Written task
Starting at the first line of the data below, retype every line up to and including the one containing "const xTicks = [0, 20, 40, 60, 80];".

Dataset extract
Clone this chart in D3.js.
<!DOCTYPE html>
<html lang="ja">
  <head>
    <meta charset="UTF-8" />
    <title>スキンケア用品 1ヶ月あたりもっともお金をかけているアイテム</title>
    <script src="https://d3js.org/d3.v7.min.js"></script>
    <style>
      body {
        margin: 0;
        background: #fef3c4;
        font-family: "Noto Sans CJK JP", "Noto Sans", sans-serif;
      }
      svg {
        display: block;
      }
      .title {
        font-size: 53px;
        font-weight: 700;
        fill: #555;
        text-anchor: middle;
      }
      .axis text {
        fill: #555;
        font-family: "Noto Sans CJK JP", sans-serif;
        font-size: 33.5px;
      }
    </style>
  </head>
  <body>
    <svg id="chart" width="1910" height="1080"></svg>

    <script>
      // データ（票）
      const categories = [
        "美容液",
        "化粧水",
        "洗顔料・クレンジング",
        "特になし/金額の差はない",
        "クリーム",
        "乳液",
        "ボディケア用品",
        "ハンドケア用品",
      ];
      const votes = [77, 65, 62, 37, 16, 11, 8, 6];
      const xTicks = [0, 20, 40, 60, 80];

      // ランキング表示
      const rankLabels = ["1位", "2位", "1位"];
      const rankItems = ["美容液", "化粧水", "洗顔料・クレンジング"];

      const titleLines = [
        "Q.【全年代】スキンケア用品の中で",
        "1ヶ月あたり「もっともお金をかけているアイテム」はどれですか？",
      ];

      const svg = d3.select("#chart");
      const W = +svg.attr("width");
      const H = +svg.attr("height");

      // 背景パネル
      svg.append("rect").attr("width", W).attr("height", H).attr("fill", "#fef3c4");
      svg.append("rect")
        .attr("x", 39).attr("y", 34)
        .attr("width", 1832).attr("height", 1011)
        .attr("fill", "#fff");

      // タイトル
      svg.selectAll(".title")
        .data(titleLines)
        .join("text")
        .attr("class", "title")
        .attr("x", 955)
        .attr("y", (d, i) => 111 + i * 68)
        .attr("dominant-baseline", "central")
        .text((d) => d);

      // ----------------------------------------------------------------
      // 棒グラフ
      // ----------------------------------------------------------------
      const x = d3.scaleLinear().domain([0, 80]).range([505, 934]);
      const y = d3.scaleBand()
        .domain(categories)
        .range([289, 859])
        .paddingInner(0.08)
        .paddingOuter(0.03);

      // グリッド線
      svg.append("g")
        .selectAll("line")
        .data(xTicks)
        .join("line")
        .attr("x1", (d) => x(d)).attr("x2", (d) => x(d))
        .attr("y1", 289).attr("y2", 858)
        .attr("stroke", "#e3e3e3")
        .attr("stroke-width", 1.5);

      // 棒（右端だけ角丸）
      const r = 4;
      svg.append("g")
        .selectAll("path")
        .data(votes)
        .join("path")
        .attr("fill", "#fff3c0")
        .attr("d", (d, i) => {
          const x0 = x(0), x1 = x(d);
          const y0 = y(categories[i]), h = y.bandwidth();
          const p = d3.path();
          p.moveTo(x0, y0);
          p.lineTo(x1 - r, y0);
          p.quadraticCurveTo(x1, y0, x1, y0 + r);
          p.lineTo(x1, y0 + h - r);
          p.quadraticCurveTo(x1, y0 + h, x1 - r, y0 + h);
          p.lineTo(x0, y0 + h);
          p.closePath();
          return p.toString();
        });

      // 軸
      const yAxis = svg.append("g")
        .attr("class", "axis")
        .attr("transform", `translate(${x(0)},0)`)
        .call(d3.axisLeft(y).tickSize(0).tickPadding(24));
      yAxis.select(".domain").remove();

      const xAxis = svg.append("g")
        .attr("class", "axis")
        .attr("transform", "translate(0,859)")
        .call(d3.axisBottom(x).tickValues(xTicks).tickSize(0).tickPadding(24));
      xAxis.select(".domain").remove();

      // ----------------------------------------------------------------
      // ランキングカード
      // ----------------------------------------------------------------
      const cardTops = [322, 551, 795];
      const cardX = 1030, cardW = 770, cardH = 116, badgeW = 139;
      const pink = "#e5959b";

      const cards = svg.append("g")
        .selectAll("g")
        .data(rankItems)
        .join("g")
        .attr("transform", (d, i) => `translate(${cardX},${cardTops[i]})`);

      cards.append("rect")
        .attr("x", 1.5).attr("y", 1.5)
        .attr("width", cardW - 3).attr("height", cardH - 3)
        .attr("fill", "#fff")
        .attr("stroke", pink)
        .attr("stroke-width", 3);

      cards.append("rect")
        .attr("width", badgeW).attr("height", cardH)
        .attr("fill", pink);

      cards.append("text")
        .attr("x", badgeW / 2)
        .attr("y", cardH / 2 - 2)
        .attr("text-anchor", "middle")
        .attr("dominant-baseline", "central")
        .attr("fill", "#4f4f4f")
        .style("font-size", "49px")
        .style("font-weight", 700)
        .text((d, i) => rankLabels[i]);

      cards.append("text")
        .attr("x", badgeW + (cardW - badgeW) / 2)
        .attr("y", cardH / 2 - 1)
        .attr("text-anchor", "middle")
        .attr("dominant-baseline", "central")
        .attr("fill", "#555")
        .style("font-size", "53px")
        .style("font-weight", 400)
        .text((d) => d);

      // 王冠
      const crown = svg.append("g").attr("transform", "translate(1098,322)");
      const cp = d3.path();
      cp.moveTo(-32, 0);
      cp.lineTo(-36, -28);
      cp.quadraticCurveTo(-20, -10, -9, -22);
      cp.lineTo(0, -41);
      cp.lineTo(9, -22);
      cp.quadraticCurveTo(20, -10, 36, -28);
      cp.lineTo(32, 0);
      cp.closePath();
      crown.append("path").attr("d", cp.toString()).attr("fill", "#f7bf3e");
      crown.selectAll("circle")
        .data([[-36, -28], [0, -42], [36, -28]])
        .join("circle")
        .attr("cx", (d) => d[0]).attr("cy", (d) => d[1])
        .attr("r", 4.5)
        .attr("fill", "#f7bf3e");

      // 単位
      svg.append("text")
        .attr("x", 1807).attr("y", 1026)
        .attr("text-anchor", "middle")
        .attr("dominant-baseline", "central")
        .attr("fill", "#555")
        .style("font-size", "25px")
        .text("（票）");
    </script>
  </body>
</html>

Full response
Clone this chart in D3.js.
<!DOCTYPE html>
<html lang="ja">
  <head>
    <meta charset="UTF-8" />
    <title>スキンケア用品 1ヶ月あたりもっともお金をかけているアイテム</title>
    <script src="https://d3js.org/d3.v7.min.js"></script>
    <style>
      body {
        margin: 0;
        background: #fef3c4;
        font-family: "Noto Sans CJK JP", "Noto Sans", sans-serif;
      }
      svg {
        display: block;
      }
      .title {
        font-size: 53px;
        font-weight: 700;
        fill: #555;
        text-anchor: middle;
      }
      .axis text {
        fill: #555;
        font-family: "Noto Sans CJK JP", sans-serif;
        font-size: 33.5px;
      }
    </style>
  </head>
  <body>
    <svg id="chart" width="1910" height="1080"></svg>

    <script>
      // データ（票）
      const categories = [
        "美容液",
        "化粧水",
        "洗顔料・クレンジング",
        "特になし/金額の差はない",
        "クリーム",
        "乳液",
        "ボディケア用品",
        "ハンドケア用品",
      ];
      const votes = [77, 65, 62, 37, 16, 11, 8, 6];
      const xTicks = [0, 20, 40, 60, 80];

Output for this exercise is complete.